WHAT IS ASKED: Transcribe the whole listing without a single picture.

-*-*-

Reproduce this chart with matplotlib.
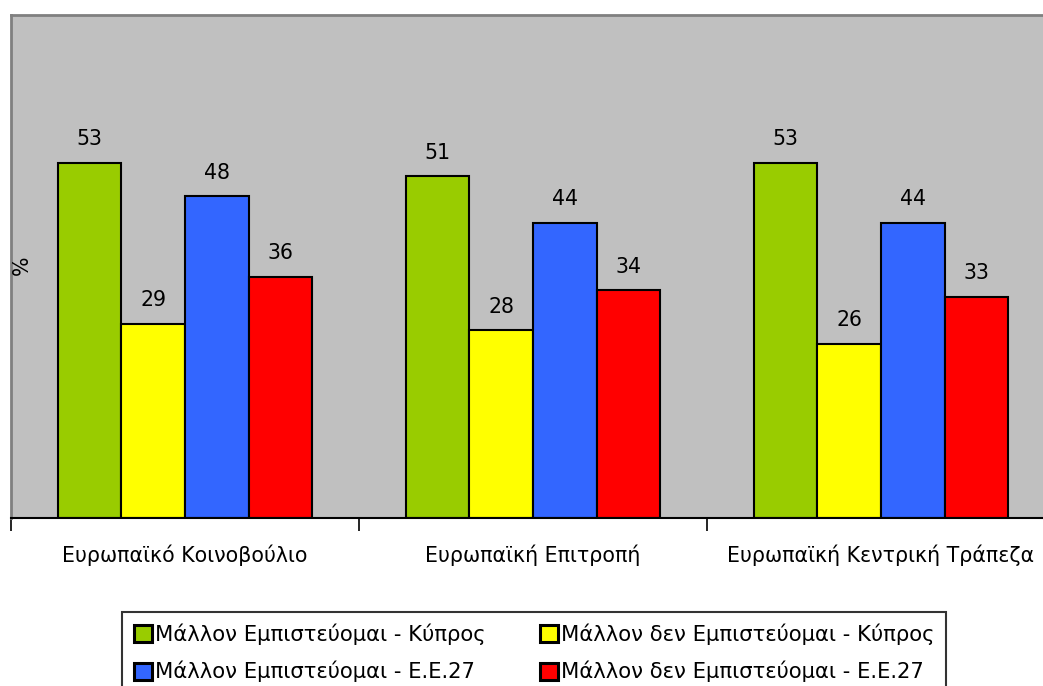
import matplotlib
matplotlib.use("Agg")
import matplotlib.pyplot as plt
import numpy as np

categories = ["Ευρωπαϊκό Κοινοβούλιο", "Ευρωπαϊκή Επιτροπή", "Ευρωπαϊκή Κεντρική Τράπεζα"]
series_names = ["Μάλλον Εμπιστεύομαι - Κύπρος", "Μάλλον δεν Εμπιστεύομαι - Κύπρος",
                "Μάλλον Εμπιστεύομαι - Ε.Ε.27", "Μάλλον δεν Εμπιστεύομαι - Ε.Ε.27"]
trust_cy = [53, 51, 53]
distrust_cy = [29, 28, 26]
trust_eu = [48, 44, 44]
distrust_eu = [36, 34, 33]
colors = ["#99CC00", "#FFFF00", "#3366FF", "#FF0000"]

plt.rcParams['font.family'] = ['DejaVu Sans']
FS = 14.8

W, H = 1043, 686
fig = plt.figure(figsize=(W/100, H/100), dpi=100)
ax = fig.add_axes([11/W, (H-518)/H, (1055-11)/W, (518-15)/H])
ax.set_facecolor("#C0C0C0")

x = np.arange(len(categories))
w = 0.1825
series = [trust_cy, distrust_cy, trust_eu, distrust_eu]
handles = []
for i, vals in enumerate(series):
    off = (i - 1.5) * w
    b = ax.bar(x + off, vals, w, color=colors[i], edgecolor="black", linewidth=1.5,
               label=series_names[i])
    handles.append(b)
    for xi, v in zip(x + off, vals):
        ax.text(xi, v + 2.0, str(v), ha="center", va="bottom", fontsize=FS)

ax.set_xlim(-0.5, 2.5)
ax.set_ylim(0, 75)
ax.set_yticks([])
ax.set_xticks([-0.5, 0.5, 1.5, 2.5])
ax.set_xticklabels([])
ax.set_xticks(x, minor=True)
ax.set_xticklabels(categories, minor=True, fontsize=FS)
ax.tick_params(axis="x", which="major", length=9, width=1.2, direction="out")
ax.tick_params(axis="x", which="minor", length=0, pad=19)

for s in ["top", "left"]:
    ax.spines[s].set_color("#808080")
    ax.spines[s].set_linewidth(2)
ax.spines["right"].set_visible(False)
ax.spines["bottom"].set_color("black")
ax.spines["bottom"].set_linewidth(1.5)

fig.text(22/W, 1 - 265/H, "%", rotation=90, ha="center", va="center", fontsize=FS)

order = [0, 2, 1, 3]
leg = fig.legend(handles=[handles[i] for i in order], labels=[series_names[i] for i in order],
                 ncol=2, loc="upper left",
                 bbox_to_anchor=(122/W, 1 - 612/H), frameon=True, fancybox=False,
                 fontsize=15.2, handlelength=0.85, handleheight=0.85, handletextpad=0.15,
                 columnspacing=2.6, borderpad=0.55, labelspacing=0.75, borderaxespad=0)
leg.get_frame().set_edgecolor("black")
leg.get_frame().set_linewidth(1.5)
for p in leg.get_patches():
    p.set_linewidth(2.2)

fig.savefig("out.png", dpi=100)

-*-*-

FINISHED EXERCISE:
Reproduce this chart with matplotlib.
import matplotlib
matplotlib.use("Agg")
import matplotlib.pyplot as plt
import numpy as np

categories = ["Ευρωπαϊκό Κοινοβούλιο", "Ευρωπαϊκή Επιτροπή", "Ευρωπαϊκή Κεντρική Τράπεζα"]
series_names = ["Μάλλον Εμπιστεύομαι - Κύπρος", "Μάλλον δεν Εμπιστεύομαι - Κύπρος",
                "Μάλλον Εμπιστεύομαι - Ε.Ε.27", "Μάλλον δεν Εμπιστεύομαι - Ε.Ε.27"]
trust_cy = [53, 51, 53]
distrust_cy = [29, 28, 26]
trust_eu = [48, 44, 44]
distrust_eu = [36, 34, 33]
colors = ["#99CC00", "#FFFF00", "#3366FF", "#FF0000"]

plt.rcParams['font.family'] = ['DejaVu Sans']
FS = 14.8

W, H = 1043, 686
fig = plt.figure(figsize=(W/100, H/100), dpi=100)
ax = fig.add_axes([11/W, (H-518)/H, (1055-11)/W, (518-15)/H])
ax.set_facecolor("#C0C0C0")

x = np.arange(len(categories))
w = 0.1825
series = [trust_cy, distrust_cy, trust_eu, distrust_eu]
handles = []
for i, vals in enumerate(series):
    off = (i - 1.5) * w
    b = ax.bar(x + off, vals, w, color=colors[i], edgecolor="black", linewidth=1.5,
               label=series_names[i])
    handles.append(b)
    for xi, v in zip(x + off, vals):
        ax.text(xi, v + 2.0, str(v), ha="center", va="bottom", fontsize=FS)

ax.set_xlim(-0.5, 2.5)
ax.set_ylim(0, 75)
ax.set_yticks([])
ax.set_xticks([-0.5, 0.5, 1.5, 2.5])
ax.set_xticklabels([])
ax.set_xticks(x, minor=True)
ax.set_xticklabels(categories, minor=True, fontsize=FS)
ax.tick_params(axis="x", which="major", length=9, width=1.2, direction="out")
ax.tick_params(axis="x", which="minor", length=0, pad=19)

for s in ["top", "left"]:
    ax.spines[s].set_color("#808080")
    ax.spines[s].set_linewidth(2)
ax.spines["right"].set_visible(False)
ax.spines["bottom"].set_color("black")
ax.spines["bottom"].set_linewidth(1.5)

fig.text(22/W, 1 - 265/H, "%", rotation=90, ha="center", va="center", fontsize=FS)

order = [0, 2, 1, 3]
leg = fig.legend(handles=[handles[i] for i in order], labels=[series_names[i] for i in order],
                 ncol=2, loc="upper left",
                 bbox_to_anchor=(122/W, 1 - 612/H), frameon=True, fancybox=False,
                 fontsize=15.2, handlelength=0.85, handleheight=0.85, handletextpad=0.15,
                 columnspacing=2.6, borderpad=0.55, labelspacing=0.75, borderaxespad=0)
leg.get_frame().set_edgecolor("black")
leg.get_frame().set_linewidth(1.5)
for p in leg.get_patches():
    p.set_linewidth(2.2)

fig.savefig("out.png", dpi=100)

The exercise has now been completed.